— THE TASK —
Pull each line containing "drawn" out of the data and copy it.

— DATA PROVIDED —
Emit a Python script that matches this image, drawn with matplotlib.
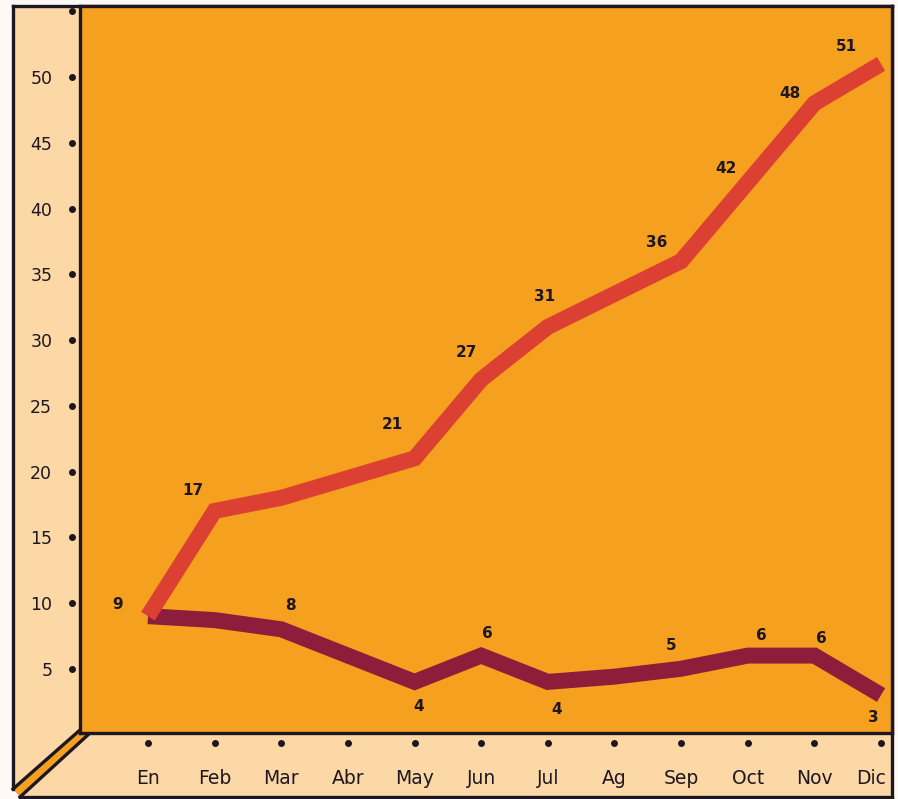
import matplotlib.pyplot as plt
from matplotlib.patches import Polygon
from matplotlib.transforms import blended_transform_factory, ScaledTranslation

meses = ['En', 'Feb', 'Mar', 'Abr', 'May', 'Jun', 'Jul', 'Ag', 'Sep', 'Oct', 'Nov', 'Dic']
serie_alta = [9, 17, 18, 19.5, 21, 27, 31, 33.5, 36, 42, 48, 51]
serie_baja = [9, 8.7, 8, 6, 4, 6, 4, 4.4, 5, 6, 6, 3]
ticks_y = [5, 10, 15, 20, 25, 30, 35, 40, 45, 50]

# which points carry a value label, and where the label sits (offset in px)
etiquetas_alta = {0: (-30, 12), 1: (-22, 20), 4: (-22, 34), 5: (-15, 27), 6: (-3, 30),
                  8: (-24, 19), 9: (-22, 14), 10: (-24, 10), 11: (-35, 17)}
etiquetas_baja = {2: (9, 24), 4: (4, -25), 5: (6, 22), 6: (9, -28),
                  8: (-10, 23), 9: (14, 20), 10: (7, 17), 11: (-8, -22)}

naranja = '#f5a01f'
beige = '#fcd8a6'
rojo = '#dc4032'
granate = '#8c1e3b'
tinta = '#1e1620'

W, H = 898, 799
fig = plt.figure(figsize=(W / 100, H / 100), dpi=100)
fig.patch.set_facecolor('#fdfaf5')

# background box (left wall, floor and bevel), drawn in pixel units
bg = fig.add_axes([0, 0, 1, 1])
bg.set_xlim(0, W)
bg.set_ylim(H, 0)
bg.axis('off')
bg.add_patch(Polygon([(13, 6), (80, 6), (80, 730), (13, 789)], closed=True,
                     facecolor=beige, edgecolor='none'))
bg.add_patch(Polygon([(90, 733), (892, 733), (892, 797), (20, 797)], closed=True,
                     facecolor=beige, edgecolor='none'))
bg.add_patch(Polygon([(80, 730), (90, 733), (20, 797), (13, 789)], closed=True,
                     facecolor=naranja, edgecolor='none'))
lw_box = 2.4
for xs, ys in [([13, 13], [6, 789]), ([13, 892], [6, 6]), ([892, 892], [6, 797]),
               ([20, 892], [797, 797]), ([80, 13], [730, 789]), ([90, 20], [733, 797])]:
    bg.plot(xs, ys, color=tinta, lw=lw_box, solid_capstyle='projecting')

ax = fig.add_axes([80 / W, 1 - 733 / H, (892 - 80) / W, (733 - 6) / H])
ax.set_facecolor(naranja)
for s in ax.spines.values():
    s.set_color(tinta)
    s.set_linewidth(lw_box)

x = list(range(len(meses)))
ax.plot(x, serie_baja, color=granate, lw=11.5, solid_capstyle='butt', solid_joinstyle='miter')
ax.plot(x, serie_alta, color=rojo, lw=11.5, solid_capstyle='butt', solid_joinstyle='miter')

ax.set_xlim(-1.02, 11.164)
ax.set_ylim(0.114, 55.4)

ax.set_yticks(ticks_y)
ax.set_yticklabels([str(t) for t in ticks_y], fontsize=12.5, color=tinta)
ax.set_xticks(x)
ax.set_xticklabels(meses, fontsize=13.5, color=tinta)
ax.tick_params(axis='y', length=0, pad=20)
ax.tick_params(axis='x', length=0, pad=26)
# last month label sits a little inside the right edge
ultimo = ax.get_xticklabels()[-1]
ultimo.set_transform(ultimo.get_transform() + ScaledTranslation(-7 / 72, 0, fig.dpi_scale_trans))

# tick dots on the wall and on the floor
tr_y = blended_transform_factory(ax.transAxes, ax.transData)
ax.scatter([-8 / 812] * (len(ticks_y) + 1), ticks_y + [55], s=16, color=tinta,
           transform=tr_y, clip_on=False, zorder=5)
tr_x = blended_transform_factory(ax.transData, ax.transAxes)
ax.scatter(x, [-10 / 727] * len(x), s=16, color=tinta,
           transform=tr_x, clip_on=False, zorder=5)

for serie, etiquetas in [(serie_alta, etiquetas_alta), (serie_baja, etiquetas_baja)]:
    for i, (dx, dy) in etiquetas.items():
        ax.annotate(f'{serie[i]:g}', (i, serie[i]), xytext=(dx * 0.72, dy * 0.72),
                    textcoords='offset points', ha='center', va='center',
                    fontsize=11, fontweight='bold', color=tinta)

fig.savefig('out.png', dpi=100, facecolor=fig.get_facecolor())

— RESPONSE —
Emit a Python script that matches this image, drawn with matplotlib.
# background box (left wall, floor and bevel), drawn in pixel units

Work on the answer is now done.